Task description: Please output every line of the material as it stands, without the pictures.

(begin)

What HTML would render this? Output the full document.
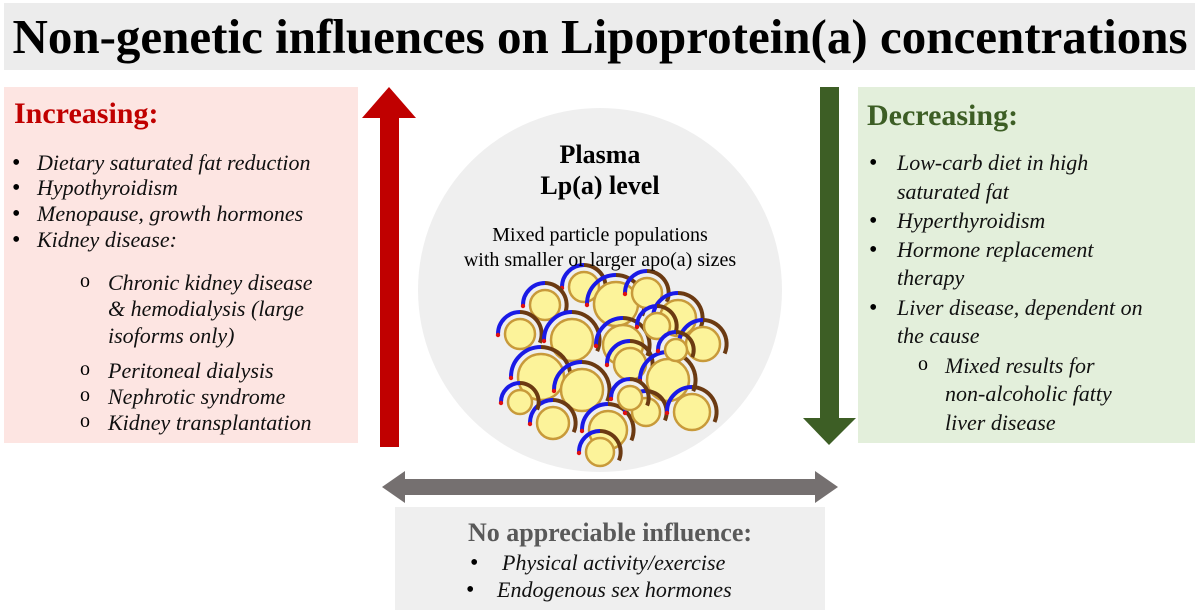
<!DOCTYPE html>
<html><head><meta charset="utf-8"><style>
body{margin:0;width:1200px;height:615px;background:#fff;position:relative;overflow:hidden;font-family:"Liberation Serif","Times New Roman",serif}
.a{position:absolute;white-space:nowrap;line-height:26px}
.i{font-style:italic;font-size:22px;color:#111}
.b{position:absolute;font-size:24px;line-height:26px}
</style></head><body>
<div style="position:absolute;left:4px;top:3px;width:1191px;height:67px;background:#ececec"></div>
<div class="a" style="left:0;width:1200px;text-align:center;top:12px;line-height:50px;font-size:49px;font-weight:bold;color:#000">Non-genetic influences on Lipoprotein(a) concentrations</div>

<div style="position:absolute;left:4px;top:87px;width:354px;height:356px;background:#fde5e2"></div>
<div style="position:absolute;left:858px;top:87px;width:337px;height:356px;background:#e3efdb"></div>
<div style="position:absolute;left:418px;top:108px;width:364px;height:364px;border-radius:50%;background:#efefef"></div>
<div style="position:absolute;left:395px;top:507px;width:430px;height:103px;background:#efefef"></div>

<svg style="position:absolute;left:0;top:0" width="1200" height="615">
<polygon points="389,87 416,118 399,118 399,447 380,447 380,118 362,118" fill="#c00000"/>
<polygon points="829,445 856,418 839,418 839,87 820,87 820,418 803,418" fill="#3d5e25"/>
<polygon points="382,487 405,471 405,479 815,479 815,471 838,487 815,503 815,495 405,495 405,503" fill="#757070"/>
<g id="p"></g>
</svg>

<div class="a" style="left:14px;top:96px;font-size:30px;line-height:36px;font-weight:bold;color:#c00000">Increasing:</div>
<div class="b" style="left:12px;top:150px">•</div><div class="a i" style="left:37px;top:150px">Dietary saturated fat reduction</div>
<div class="b" style="left:12px;top:175px">•</div><div class="a i" style="left:37px;top:175px">Hypothyroidism</div>
<div class="b" style="left:12px;top:201px">•</div><div class="a i" style="left:37px;top:201px">Menopause, growth hormones</div>
<div class="b" style="left:12px;top:227px">•</div><div class="a i" style="left:37px;top:227px">Kidney disease:</div>
<div class="b" style="left:80px;top:268px;font-size:20px">o</div><div class="a i" style="left:108px;top:270px">Chronic kidney disease</div>
<div class="a i" style="left:108px;top:296px">&amp; hemodialysis (large</div>
<div class="a i" style="left:108px;top:323px">isoforms only)</div>
<div class="b" style="left:80px;top:356px;font-size:20px">o</div><div class="a i" style="left:108px;top:358px">Peritoneal dialysis</div>
<div class="b" style="left:80px;top:382px;font-size:20px">o</div><div class="a i" style="left:108px;top:384px">Nephrotic syndrome</div>
<div class="b" style="left:80px;top:408px;font-size:20px">o</div><div class="a i" style="left:108px;top:410px">Kidney transplantation</div>

<div class="a" style="left:867px;top:98px;font-size:30px;line-height:36px;font-weight:bold;color:#3d5e25">Decreasing:</div>
<div class="b" style="left:869px;top:150px">•</div><div class="a i" style="left:897px;top:150px">Low-carb diet in high</div>
<div class="a i" style="left:897px;top:179px">saturated fat</div>
<div class="b" style="left:869px;top:208px">•</div><div class="a i" style="left:897px;top:208px">Hyperthyroidism</div>
<div class="b" style="left:869px;top:237px">•</div><div class="a i" style="left:897px;top:237px">Hormone replacement</div>
<div class="a i" style="left:897px;top:265px">therapy</div>
<div class="b" style="left:869px;top:295px">•</div><div class="a i" style="left:897px;top:295px">Liver disease, dependent on</div>
<div class="a i" style="left:897px;top:323px">the cause</div>
<div class="b" style="left:918px;top:351px;font-size:20px">o</div><div class="a i" style="left:945px;top:353px">Mixed results for</div>
<div class="a i" style="left:945px;top:381px">non-alcoholic fatty</div>
<div class="a i" style="left:945px;top:410px">liver disease</div>

<div class="a" style="left:418px;width:364px;text-align:center;top:139px;font-size:26px;line-height:32px;font-weight:bold">Plasma</div>
<div class="a" style="left:418px;width:364px;text-align:center;top:170px;font-size:26px;line-height:32px;font-weight:bold">Lp(a) level</div>
<div class="a" style="left:418px;width:364px;text-align:center;top:222px;font-size:20px">Mixed particle populations</div>
<div class="a" style="left:418px;width:364px;text-align:center;top:247px;font-size:20px">with smaller or larger apo(a) sizes</div>

<div class="a" style="left:395px;width:430px;text-align:center;top:517px;font-size:26px;line-height:32px;font-weight:bold;color:#595959">No appreciable influence:</div>
<div class="b" style="left:470px;top:550px">•</div><div class="a i" style="left:502px;top:550px">Physical activity/exercise</div>
<div class="b" style="left:466px;top:577px">•</div><div class="a i" style="left:497px;top:577px">Endogenous sex hormones</div>

<script>
var P=[[584,287,15],[616,304,22],[647,293,15],[678,318,18],[545,305,15],[520,334,15],[572,340,21],[623,345,20],[657,326,13],[703,344,17],[541,377,23],[582,390,21],[630,364,16],[668,380,21],[553,423,16],[608,430,19],[646,412,14],[630,398,12],[692,412,18],[520,402,12],[676,350,11],[600,452,14]];
var g=document.getElementById('p'),s='';
P.forEach(function(p){var x=p[0],y=p[1],r=p[2],R=r+7;
s+='<circle cx="'+x+'" cy="'+y+'" r="'+r+'" fill="#fcf39a" stroke="#c89a3a" stroke-width="2.5"/>';
s+='<path d="M'+(x-R)+','+y+' A'+R+','+R+' 0 0 1 '+x+','+(y-R)+'" fill="none" stroke="#1a1ae6" stroke-width="4"/>';
s+='<path d="M'+x+','+(y-R)+' A'+R+','+R+' 0 0 1 '+(x+R*0.9)+','+(y+R*0.4)+'" fill="none" stroke="#6b3a12" stroke-width="4"/>';
s+='<circle cx="'+(x-R)+'" cy="'+(y+1)+'" r="2.2" fill="#e01010"/>';});
g.innerHTML=s;
</script>
</body></html>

(end)

Solved exercise:
What HTML would render this? Output the full document.
<!DOCTYPE html>
<html><head><meta charset="utf-8"><style>
body{margin:0;width:1200px;height:615px;background:#fff;position:relative;overflow:hidden;font-family:"Liberation Serif","Times New Roman",serif}
.a{position:absolute;white-space:nowrap;line-height:26px}
.i{font-style:italic;font-size:22px;color:#111}
.b{position:absolute;font-size:24px;line-height:26px}
</style></head><body>
<div style="position:absolute;left:4px;top:3px;width:1191px;height:67px;background:#ececec"></div>
<div class="a" style="left:0;width:1200px;text-align:center;top:12px;line-height:50px;font-size:49px;font-weight:bold;color:#000">Non-genetic influences on Lipoprotein(a) concentrations</div>

<div style="position:absolute;left:4px;top:87px;width:354px;height:356px;background:#fde5e2"></div>
<div style="position:absolute;left:858px;top:87px;width:337px;height:356px;background:#e3efdb"></div>
<div style="position:absolute;left:418px;top:108px;width:364px;height:364px;border-radius:50%;background:#efefef"></div>
<div style="position:absolute;left:395px;top:507px;width:430px;height:103px;background:#efefef"></div>

<svg style="position:absolute;left:0;top:0" width="1200" height="615">
<polygon points="389,87 416,118 399,118 399,447 380,447 380,118 362,118" fill="#c00000"/>
<polygon points="829,445 856,418 839,418 839,87 820,87 820,418 803,418" fill="#3d5e25"/>
<polygon points="382,487 405,471 405,479 815,479 815,471 838,487 815,503 815,495 405,495 405,503" fill="#757070"/>
<g id="p"></g>
</svg>

<div class="a" style="left:14px;top:96px;font-size:30px;line-height:36px;font-weight:bold;color:#c00000">Increasing:</div>
<div class="b" style="left:12px;top:150px">•</div><div class="a i" style="left:37px;top:150px">Dietary saturated fat reduction</div>
<div class="b" style="left:12px;top:175px">•</div><div class="a i" style="left:37px;top:175px">Hypothyroidism</div>
<div class="b" style="left:12px;top:201px">•</div><div class="a i" style="left:37px;top:201px">Menopause, growth hormones</div>
<div class="b" style="left:12px;top:227px">•</div><div class="a i" style="left:37px;top:227px">Kidney disease:</div>
<div class="b" style="left:80px;top:268px;font-size:20px">o</div><div class="a i" style="left:108px;top:270px">Chronic kidney disease</div>
<div class="a i" style="left:108px;top:296px">&amp; hemodialysis (large</div>
<div class="a i" style="left:108px;top:323px">isoforms only)</div>
<div class="b" style="left:80px;top:356px;font-size:20px">o</div><div class="a i" style="left:108px;top:358px">Peritoneal dialysis</div>
<div class="b" style="left:80px;top:382px;font-size:20px">o</div><div class="a i" style="left:108px;top:384px">Nephrotic syndrome</div>
<div class="b" style="left:80px;top:408px;font-size:20px">o</div><div class="a i" style="left:108px;top:410px">Kidney transplantation</div>

<div class="a" style="left:867px;top:98px;font-size:30px;line-height:36px;font-weight:bold;color:#3d5e25">Decreasing:</div>
<div class="b" style="left:869px;top:150px">•</div><div class="a i" style="left:897px;top:150px">Low-carb diet in high</div>
<div class="a i" style="left:897px;top:179px">saturated fat</div>
<div class="b" style="left:869px;top:208px">•</div><div class="a i" style="left:897px;top:208px">Hyperthyroidism</div>
<div class="b" style="left:869px;top:237px">•</div><div class="a i" style="left:897px;top:237px">Hormone replacement</div>
<div class="a i" style="left:897px;top:265px">therapy</div>
<div class="b" style="left:869px;top:295px">•</div><div class="a i" style="left:897px;top:295px">Liver disease, dependent on</div>
<div class="a i" style="left:897px;top:323px">the cause</div>
<div class="b" style="left:918px;top:351px;font-size:20px">o</div><div class="a i" style="left:945px;top:353px">Mixed results for</div>
<div class="a i" style="left:945px;top:381px">non-alcoholic fatty</div>
<div class="a i" style="left:945px;top:410px">liver disease</div>

<div class="a" style="left:418px;width:364px;text-align:center;top:139px;font-size:26px;line-height:32px;font-weight:bold">Plasma</div>
<div class="a" style="left:418px;width:364px;text-align:center;top:170px;font-size:26px;line-height:32px;font-weight:bold">Lp(a) level</div>
<div class="a" style="left:418px;width:364px;text-align:center;top:222px;font-size:20px">Mixed particle populations</div>
<div class="a" style="left:418px;width:364px;text-align:center;top:247px;font-size:20px">with smaller or larger apo(a) sizes</div>

<div class="a" style="left:395px;width:430px;text-align:center;top:517px;font-size:26px;line-height:32px;font-weight:bold;color:#595959">No appreciable influence:</div>
<div class="b" style="left:470px;top:550px">•</div><div class="a i" style="left:502px;top:550px">Physical activity/exercise</div>
<div class="b" style="left:466px;top:577px">•</div><div class="a i" style="left:497px;top:577px">Endogenous sex hormones</div>

<script>
var P=[[584,287,15],[616,304,22],[647,293,15],[678,318,18],[545,305,15],[520,334,15],[572,340,21],[623,345,20],[657,326,13],[703,344,17],[541,377,23],[582,390,21],[630,364,16],[668,380,21],[553,423,16],[608,430,19],[646,412,14],[630,398,12],[692,412,18],[520,402,12],[676,350,11],[600,452,14]];
var g=document.getElementById('p'),s='';
P.forEach(function(p){var x=p[0],y=p[1],r=p[2],R=r+7;
s+='<circle cx="'+x+'" cy="'+y+'" r="'+r+'" fill="#fcf39a" stroke="#c89a3a" stroke-width="2.5"/>';
s+='<path d="M'+(x-R)+','+y+' A'+R+','+R+' 0 0 1 '+x+','+(y-R)+'" fill="none" stroke="#1a1ae6" stroke-width="4"/>';
s+='<path d="M'+x+','+(y-R)+' A'+R+','+R+' 0 0 1 '+(x+R*0.9)+','+(y+R*0.4)+'" fill="none" stroke="#6b3a12" stroke-width="4"/>';
s+='<circle cx="'+(x-R)+'" cy="'+(y+1)+'" r="2.2" fill="#e01010"/>';});
g.innerHTML=s;
</script>
</body></html>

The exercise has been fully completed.